I get it. Just concerned that we may get hit before we have time to send the retaliation because of latency. The last thing we can be proud of as a nation is being last because of floppy disks. Some of us might live to be embarrassed by this fact from now on.
“China pushed the button with a 64 gig thumbdrive, and the US had stuck floppy disks so they are done”.
Since we are in an “arms race” this would be nothing to be proud of at all. May as well stop this insanity if we are that far behind. I know we are not, but the perception is still there with this.
Appropriations! appropriations! Need more budget!
Has it ever went down???
This is where we are getting raped, they got the money to replace this 20 years ago yet it never made it to where it was supposed to go.
Yup. Those 8 floppies are for real. Had production equipment that used them late last century.
Standard Density, or High Density? :-/
Not surprised. Some systems hang on forever, or so it seems. When I was a missile officer, the MM launch control center memory units were plaited wire memory technology going back beyond the 60s. I don’t think that they were replaced until maybe the late 80s to early 90s when they had the major launch control center upgrades. Old tech does sometimes work and is proven reliable, so why change it.

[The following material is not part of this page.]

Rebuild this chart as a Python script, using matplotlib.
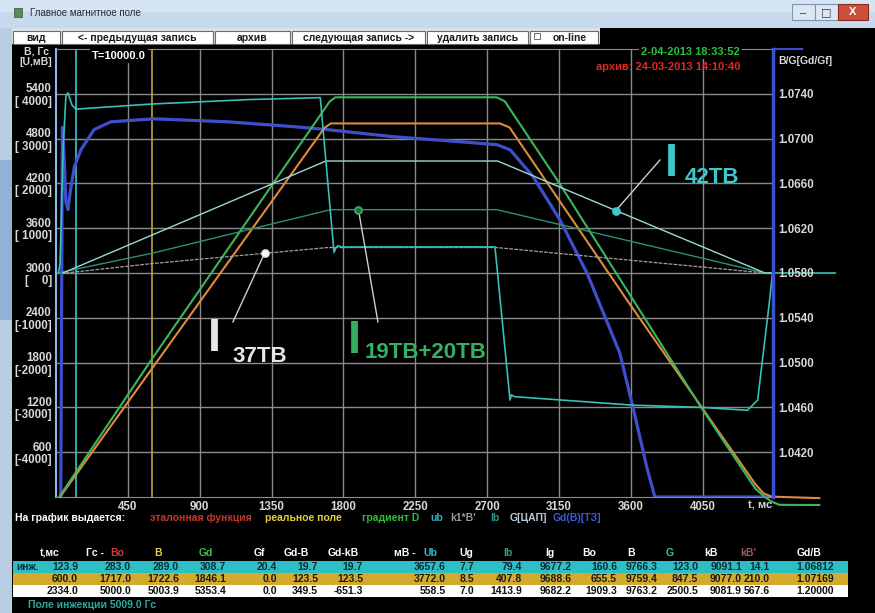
import numpy as np
import matplotlib.pyplot as plt
from matplotlib.patches import Rectangle

plt.rcParams['font.family'] = ['Liberation Sans', 'DejaVu Sans']

W, H = 875, 613

# ---- curves (t in ms) ----
# real field B, Gs (orange)
b_t   = [25, 600, 1680, 1720, 2780, 2840, 3575, 4044, 4380, 4430, 4480, 4780]
b_val = [0, 1717, 4940, 5003, 5003, 4950, 2640, 1200, 170, 50, 5, -15]
# gradient Gd, Gs (green)
gd_t   = [20, 600, 1715, 1750, 2760, 2810, 3150, 4040, 4380, 4430, 4480, 4530, 4780]
gd_val = [0, 1846, 5300, 5353, 5353, 5300, 4210, 1200, 110, 15, -60, -105, -107]
# Gd(B)[TZ], Gs (blue)
bl_t   = [30, 40, 50, 62, 75, 90, 115, 156, 238, 344, 612, 1075, 1488, 1700,
          2113, 2531, 2762, 2844, 2988, 3156, 3325, 3450, 3531, 3613, 3700, 3750, 4490]
bl_val = [0, 4950, 4600, 3950, 3850, 4100, 4420, 4650, 4920, 5025, 5065, 5025, 4960, 4920,
          4825, 4758, 4718, 4650, 4290, 3710, 3000, 2350, 1926, 1202, 396, 0, 0]
# ub, mV (cyan)
ub_t   = [15, 25, 45, 62, 75, 100, 124, 600, 1200, 1655, 1741, 1752, 1765, 1790, 2749,
          2843, 2852, 2870, 3612, 4050, 4330, 4394, 4469, 4487, 4880]
ub_val = [0, 200, 2800, 3950, 4020, 3750, 3658, 3772, 3870, 3915, 460, 560, 610, 580, 582,
          -2835, -2720, -2760, -2950, -3000, -3065, -2835, -600, 0, 0]
# coil group currents, mV
g_t,  g_val  = [43, 1690, 2765, 4440, 4490], [0, 2500, 2500, 0, 0]            # 42TB
ib_t, ib_val = [10, 600, 1720, 2760, 4440, 4490], [0, 440, 1414, 1414, 0, 0]  # 19TB+20TB
kb_t, kb_val = [60, 600, 1700, 2760, 4440, 4490], [0, 210, 568, 568, 0, 0]    # 37TB

cursor_t = [123.9, 600.0]
cursor_c = ['#2fb8c4', '#a89c3a']

x_ticks = [450, 900, 1350, 1800, 2250, 2700, 3150, 3600, 4050]
gs_ticks = [600, 1200, 1800, 2400, 3000, 3600, 4200, 4800, 5400]
u_ticks = [-4000, -3000, -2000, -1000, 0, 1000, 2000, 3000, 4000]
ratio_ticks = [1.0420, 1.0460, 1.0500, 1.0540, 1.0580, 1.0620, 1.0660, 1.0700, 1.0740]

# ---- table ----
hdr = ['t,мс', 'Bo', 'B', 'Gd', 'Gf', 'Gd-B', 'Gd-kB', 'Ub', 'Ug', 'Ib', 'Ig', 'Bo', 'B', 'G', 'kB', "kB'", 'Gd/B']
hdr_c = ['w', '#d03a3a', '#e8d040', '#3cc04a', 'w', 'w', 'w', '#30c0c8', 'w', '#2ea090', 'w', 'w', 'w', '#3cc0b0', 'w', '#a05858', 'w']
row1 = ['123.9', '283.0', '289.0', '308.7', '20.4', '19.7', '19.7', '3657.6', '7.7', '79.4', '9677.2', '160.6', '9766.3', '123.0', '9091.1', '14.1', '1.06812']
row2 = ['600.0', '1717.0', '1722.6', '1846.1', '0.0', '123.5', '123.5', '3772.0', '8.5', '407.8', '9688.6', '655.5', '9759.4', '847.5', '9077.0', '210.0', '1.07169']
row3 = ['2334.0', '5000.0', '5003.9', '5353.4', '0.0', '349.5', '-651.3', '558.5', '7.0', '1413.9', '9682.2', '1909.3', '9763.2', '2500.5', '9081.9', '567.6', '1.20000']
hdr_x = [50, 117, 158, 206, 259, 296, 343, 430, 466, 508, 550, 589, 631, 670, 711, 748, 809]
val_x = [78, 131, 179, 226, 277, 318, 363, 446, 474, 522, 572, 617, 658, 698, 742, 770, 834]

legend_items = [('эталонная функция', '#c0392b', 150), ('реальное поле', '#e6cf3a', 265),
                ('градиент D', '#2fbf3f', 362), ('ub', '#2ab0c8', 430), ("k1*B'", '#9a9a9a', 450),
                ('Ib', '#2a9a88', 490), ('G[ЦАП]', '#b8c8d8', 510), ('Gd(B)[ТЗ]', '#3b5bdb', 553)]

fig = plt.figure(figsize=(8.75, 6.13), dpi=100, facecolor='black')


def box(x0, y0, x1, y1, **kw):
    fig.add_artist(Rectangle((x0 / W, 1 - y1 / H), (x1 - x0) / W, (y1 - y0) / H,
                             transform=fig.transFigure, **kw))


def txt(x, y, s, **kw):
    kw.setdefault('va', 'center')
    return fig.text(x / W, 1 - y / H, s, **kw)


# window chrome
box(0, 0, 875, 28, fc='#c6d9ed', ec='none')
box(0, 0, 875, 12, fc='#d6e5f4', ec='none')
box(0, 28, 12, 613, fc='#b9cde3', ec='none')
box(0, 160, 12, 320, fc='#8fb2d6', ec='none')
box(14, 8, 22, 17, fc='#5a8a5a', ec='#335533', lw=0.5)
txt(30, 13, 'Главное магнитное поле', fontsize=7, color='#2a2a2a')
box(792, 4, 815, 20, fc='#dbe7f3', ec='#8096ae', lw=0.8)
box(815, 4, 838, 20, fc='#dbe7f3', ec='#8096ae', lw=0.8)
box(838, 4, 868, 20, fc='#c9503c', ec='#8a2a1a', lw=0.8)
txt(803, 13, '–', ha='center', fontsize=8, color='#333')
txt(826, 12, '□', ha='center', fontsize=8, color='#333', family=['DejaVu Sans'])
txt(853, 12, 'X', ha='center', fontsize=8, color='white', weight='bold')

box(12, 28, 600, 44, fc='#dfe3e8', ec='none')
buttons = [('вид', 13, 60), ('<- предыдущая запись', 62, 213), ('архив', 215, 290),
           ('следующая запись ->', 292, 425), ('удалить запись', 427, 528), ('on-line', 530, 598)]
for label, x0, x1 in buttons:
    box(x0, 31, x1, 44, fc='white', ec='#6a6a6a', lw=0.8)
    txt((x0 + x1) / 2 + (6 if label == 'on-line' else 0), 38, label, ha='center',
        fontsize=7.5, color='#1a1a1a', weight='bold')
box(534, 33, 540, 39, fc='white', ec='#555', lw=0.6)

# ---- plot ----
ax = fig.add_axes([56 / W, 1 - 497 / H, (773 - 56) / W, (497 - 49) / H])
ax.set_facecolor('black')
ax.set_xlim(0, 4490)
ax.set_ylim(0, 6000)
ax.grid(color='#8a8a8a', lw=1)
ax.set_axisbelow(True)
ax.set_xticks(x_ticks, labels=[str(v) for v in x_ticks])
ax.set_yticks(gs_ticks, labels=[f'{g}\n[{u:5d}]' for g, u in zip(gs_ticks, u_ticks)])
ax.tick_params(length=0, colors='#d8d8d8', labelsize=8.3, pad=3)
for lbl in ax.get_xticklabels() + ax.get_yticklabels():
    lbl.set_fontweight('bold')
for lbl in ax.get_yticklabels():
    lbl.set_linespacing(1.05)
for s in ['top', 'bottom']:
    ax.spines[s].set_color('#8a8a8a')
ax.spines['left'].set_color('#8ab8e8')
ax.spines['left'].set_linewidth(1.5)
ax.spines['right'].set_visible(False)

for t, c in zip(cursor_t, cursor_c):
    ax.axvline(t, color=c, lw=1.3)

ax.plot(bl_t, bl_val, color='#3f4fcc', lw=2.3)
ax.plot(b_t, b_val, color='#e08a3c', lw=1.5, clip_on=False)
ax.plot(gd_t, gd_val, color='#3cb55c', lw=1.5, clip_on=False)

# U (mV) curves share the same frame: 0 mV at 3000 Gs, 1000 mV per 600 Gs
ax_u = ax.twinx()
ax_u.set_ylim(-5000, 5000)
ax_u.axis('off')
ax_u.plot(kb_t, kb_val, color='#a0a0a0', lw=0.9, ls=(0, (3, 1)))
ax_u.plot(ib_t, ib_val, color='#2e8f78', lw=1.0)
ax_u.plot(g_t, g_val, color='#9ad8d8', lw=1.0)
ax_u.plot(ub_t, ub_val, color='#37c1b4', lw=1.2, clip_on=False)

# right ratio axis
ax_r = ax.twinx()
ax_r.set_ylim(1.038, 1.078)
ax_r.set_yticks(ratio_ticks, labels=[f'{r:.4f}' for r in ratio_ticks])
ax_r.tick_params(length=0, colors='#d8d8d8', labelsize=8.3, pad=4)
for lbl in ax_r.get_yticklabels():
    lbl.set_fontweight('bold')
for s in ['top', 'bottom', 'left']:
    ax_r.spines[s].set_visible(False)
ax_r.spines['right'].set_color('#3a50d0')
ax_r.spines['right'].set_linewidth(2.5)
ax_r.plot([1, 1.04], [1.0, 1.0], color='#3a50d0', lw=1.5, transform=ax_r.transAxes, clip_on=False)

# coil group annotations (positions in ms / mV)
notes = [(kb_t, kb_val, 1306, (1108, -1093), (950, -1740), (1108, -1987), '37TB', '#e6e6e6', 'white'),
         (ib_t, ib_val, 1894, (2016, -1093), (1826, -1785), (1935, -1897), '19TB+20TB', '#35b060', '#1e6a3a'),
         (g_t, g_val, 3506, (3782, 2522), (3816, 2165), (3938, 2008), '42TB', '#3cc8cc', '#3cc8cc')]
for ct, cv, tp, start, ipos, spos, name, col, face in notes:
    yp = np.interp(tp, ct, cv)
    ax_u.plot([start[0], tp], [start[1], yp], color='#cfcfcf', lw=1.0)
    ax_u.plot([tp], [yp], 'o', ms=5, mfc=face, mec=col, mew=1.3)
    ax_u.text(ipos[0], ipos[1], 'I', color=col, fontsize=34, weight='bold', va='baseline')
    ax_u.text(spos[0], spos[1], name, color=col, fontsize=16, weight='bold', va='baseline')

# labels around the plot
txt(36, 51, 'B, Гс', ha='center', fontsize=7.5, color='#d8d8d8', weight='bold')
txt(36, 62, '[U,мВ]', ha='center', fontsize=7.5, color='#d8d8d8', weight='bold')
txt(92, 56, 'T=10000.0', fontsize=8, color='white', weight='bold',
    bbox=dict(fc='black', ec='none', pad=1.5))
txt(740, 52, '2-04-2013 18:33:52', ha='right', fontsize=8, color='#30c040', weight='bold',
    bbox=dict(fc='black', ec='none', pad=1.5))
txt(740, 67, 'архив: 24-03-2013 14:10:40', ha='right', fontsize=8, color='#e02828', weight='bold')
txt(778, 61, 'B/G[Gd/Gf]', fontsize=7.5, color='#d8d8d8', weight='bold')
txt(748, 506, 't, мс', fontsize=8, color='#d8d8d8', weight='bold')

txt(15, 518, 'На график выдается:', fontsize=7.5, color='white', weight='bold')
for label, col, x in legend_items:
    txt(x, 518, label, fontsize=7.5, color=col, weight='bold')

# table
txt(95, 553, 'Гс -', ha='center', fontsize=7.5, color='white', weight='bold')
txt(405, 553, 'мВ -', ha='center', fontsize=7.5, color='white', weight='bold')
for h, c, x in zip(hdr, hdr_c, hdr_x):
    txt(x, 553, h, ha='center', fontsize=7.5, color=c, weight='bold')
rows = [(row1, '#2cc0c4', '#0c2a3a', 567), (row2, '#d4aa2c', '#1a1a1a', 579), (row3, 'white', '#111111', 591)]
for vals, bg, fg, y in rows:
    box(13, y - 6, 848, y + 6, fc=bg, ec='none')
    for v, x in zip(vals, val_x):
        txt(x, y, v, ha='right', fontsize=7.5, color=fg, weight='bold')
txt(16, 567, 'инж.', fontsize=7.3, color='#0c2a3a', weight='bold')
txt(28, 605, 'Поле инжекции 5009.0 Гс', fontsize=7.5, color='#2fa8a0', weight='bold')

fig.savefig('out.png', dpi=100, facecolor='black')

Well, considering the topic of the article is that we’re finally ditching floppies for modern storage devices, I’d say your concern is moot.
I’m generally more concerned about some of the networking aspects. Anyone, any nation, with IP-based anything is vulnerable—even with air-gapped systems. Stringent security configurations and trained, disciplined users (a limited number of them) are about the only counters to this growing problem.